Siemens controls“Planning and partnerships with our vendors were keys to our success on this first 41-axis Siemens-controlled machine. We planned for success and achieved it. The project started more than 24 months prior to delivery of the machine to the customer,” Vedder explains. “The project started with listening to our customers, who had been requesting Siemens automation on our equipment for some time. [The] solution comprised Sinamics drives, Simatic PLC and Simotion motion controllers.”

The purchasing department then met with the local distributor, Standard Electric. Planning for the first Siemens machine was initiated. It was determined the products and software available would satisfy the full range of Bretting machine functionality and other requirements.

A formal customer inquiry for a new machine followed about six months later. The inquiry included a requirement for a full Siemens automation solution on the customer’s new paper converting machine. Bretting, Siemens, and Standard Electric were ready to respond, Vedder explained. Proposals for the machine with full Siemens automation solutions were shared with the customer. A new set of planning protocols was started, one that focused specifically on the first Bretting paper converting machine to be equipped entirely with the new vendor’s products and software onboard.

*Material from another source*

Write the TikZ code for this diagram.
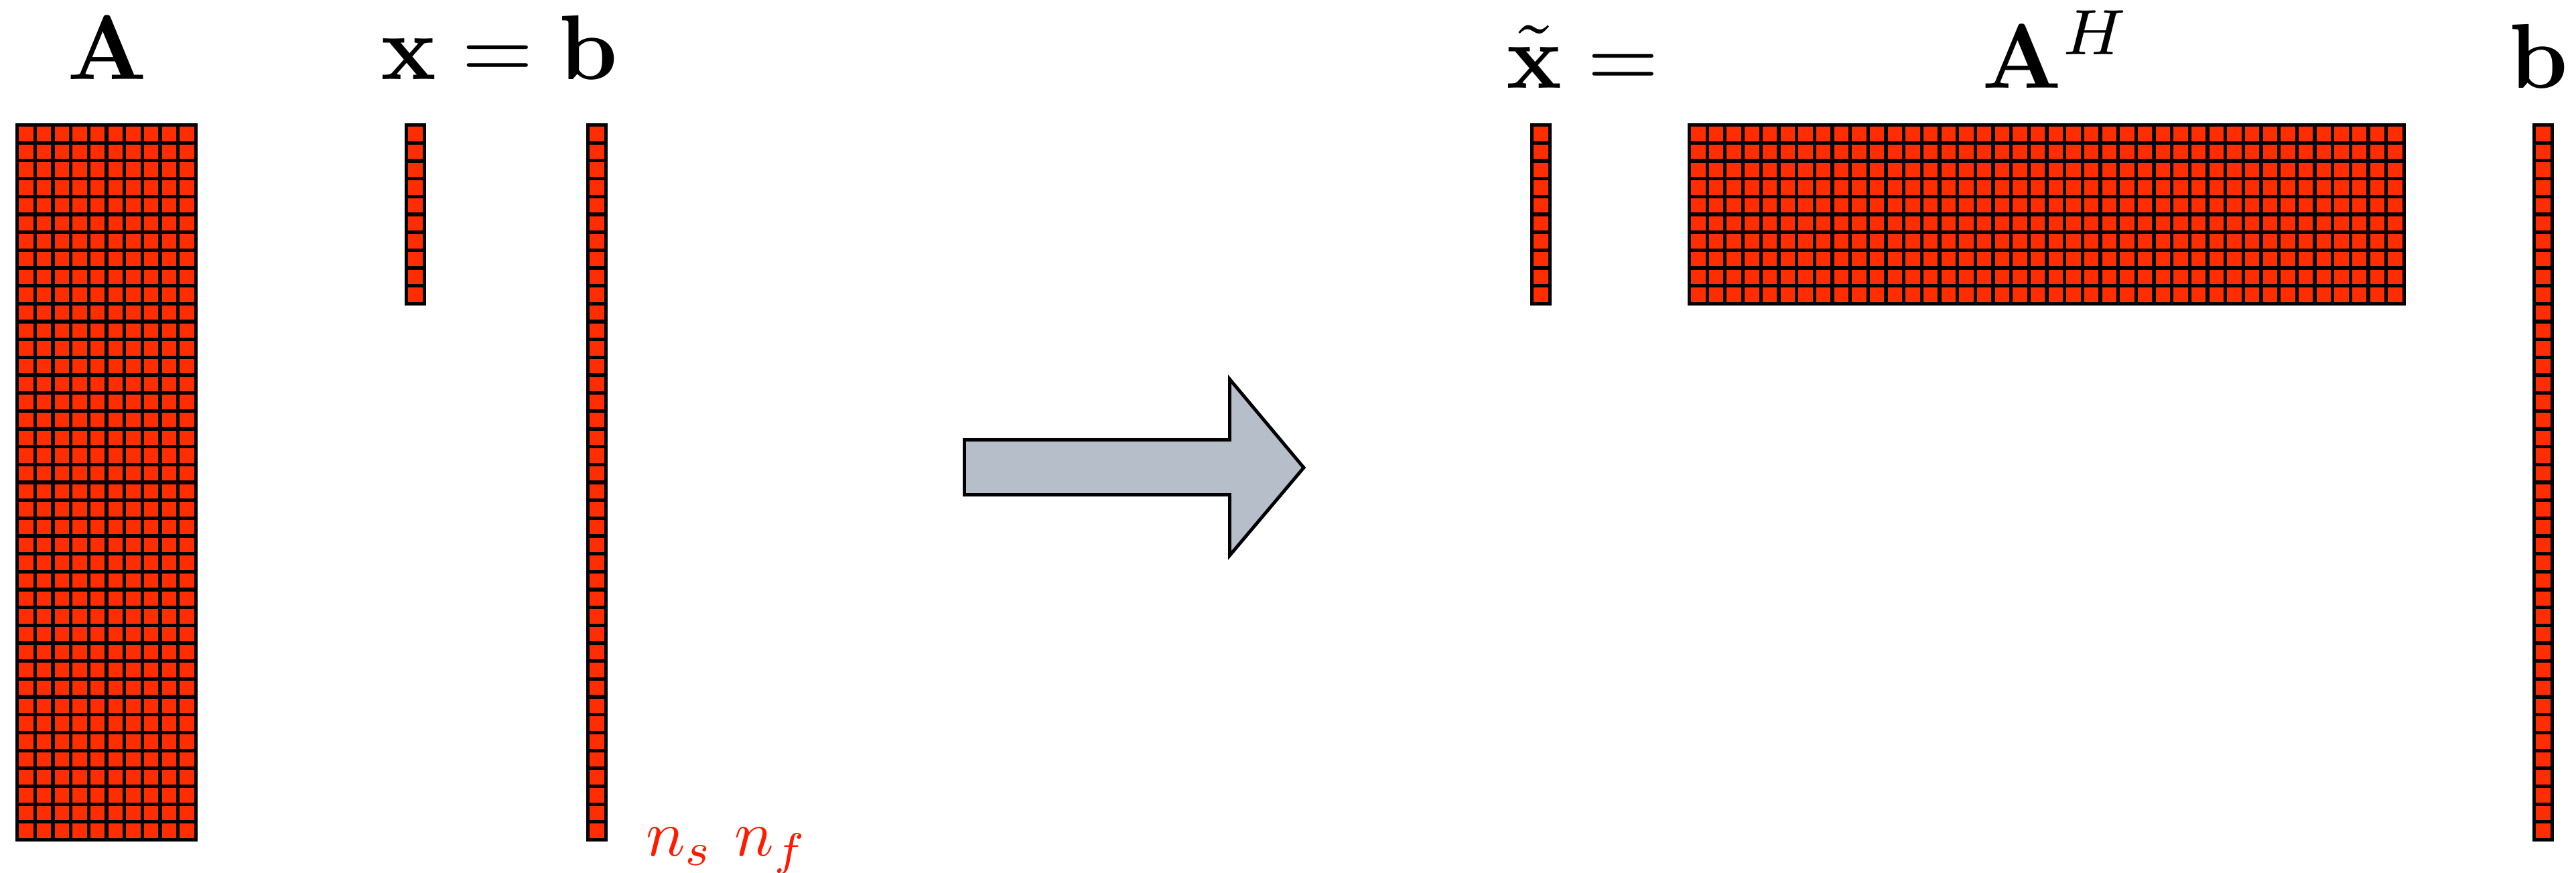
\documentclass[tikz,border=0pt]{standalone}
\usepackage{xcolor}
\definecolor{cCell}{HTML}{FF2D00}
\definecolor{cArrow}{HTML}{B6BEC9}
\definecolor{cDim}{HTML}{FF1A00}
\usepackage{tikz}
\usetikzlibrary{positioning}
\tikzset{
  mat-fill/.style={fill=cCell},
  mat-line/.style={draw=black,line width=1.5pt},
  block-arrow/.style={draw=black,line width=1.4pt,fill=cArrow,line join=miter},
  label-main/.style={inner sep=0pt,anchor=base,scale=3.9},
  label-dim/.style={inner sep=0pt,anchor=base,text=cDim,scale=2.77},
}
% left, top, right, bottom, cols, rows
\newcommand{\matblock}[6]{%
  \fill[mat-fill] (#1,#2) rectangle (#3,#4);
  \foreach \i in {0,...,#5}
    \draw[mat-line] ({#1+\i/#5*(#3-#1)},#2) -- ({#1+\i/#5*(#3-#1)},#4);
  \foreach \j in {0,...,#6}
    \draw[mat-line] (#1,{#2+\j/#6*(#4-#2)}) -- (#3,{#2+\j/#6*(#4-#2)});
  \draw[mat-line] (#1,#2) rectangle (#3,#4);
}

\begin{document}
\begin{tikzpicture}[x=0.01cm,y=-0.01cm]
  \useasboundingbox (0,0) rectangle (3845,1303);
  % left side
  \matblock{25.7}{186.5}{292.4}{1253.5}{10}{40}
  \matblock{606.7}{186.5}{633.3}{453.5}{1}{10}
  \matblock{877.7}{186.5}{904.3}{1253.5}{1}{40}
  \node[label-main] (lblA) at (160,118) {$\mathbf{A}$};
  \node[label-main] (lblXB) at (745,118) {$\mathbf{x} = \mathbf{b}$};
  \node[label-dim] (lblN) at (1085,1277) {$n_s\ n_f$};
  % arrow
  \draw[block-arrow] (1439.5,656.5) -- (1835.5,656.5) -- (1835.5,566) -- (1946,698)
    -- (1835.5,829) -- (1835.5,738.5) -- (1439.5,738.5) -- cycle;
  % right side
  \matblock{2286.7}{186.5}{2313.3}{453.5}{1}{10}
  \matblock{2521.5}{186.5}{3588.3}{453.5}{40}{10}
  \matblock{3782.7}{186.5}{3809.3}{1253.5}{1}{40}
  \node[label-main] (lblXt) at (2362,131) {$\tilde{\mathbf{x}} =$};
  \node[label-main] (lblAH) at (3070,131) {$\mathbf{A}^H$};
  \node[label-main] (lblB) at (3789,131) {$\mathbf{b}$};
\end{tikzpicture}
\end{document}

Bretting paper converting machine

The customer ordered the machine approximately six months after the initial inquiry. The plans for the first machine were approved and authorized for production. Some checks and adjustments were required during the machine engineering and build process. “The combined talents of Siemens, Standard Electric, and Bretting addressed and resolved any issues as they occurred,” Dave Vedder explained. “The customer approved the machine during the Final Machine Checkout process. The time from Order to Checkout was similar to other machines we’ve produced during recent years.”

The machine was then disassembled and shipped to the customer’s site in Europe. The reassembly, startup, and final commissioning proceeded without issue. The machine is currently running successfully in the field, with no significant service issues reported, according to Vedder.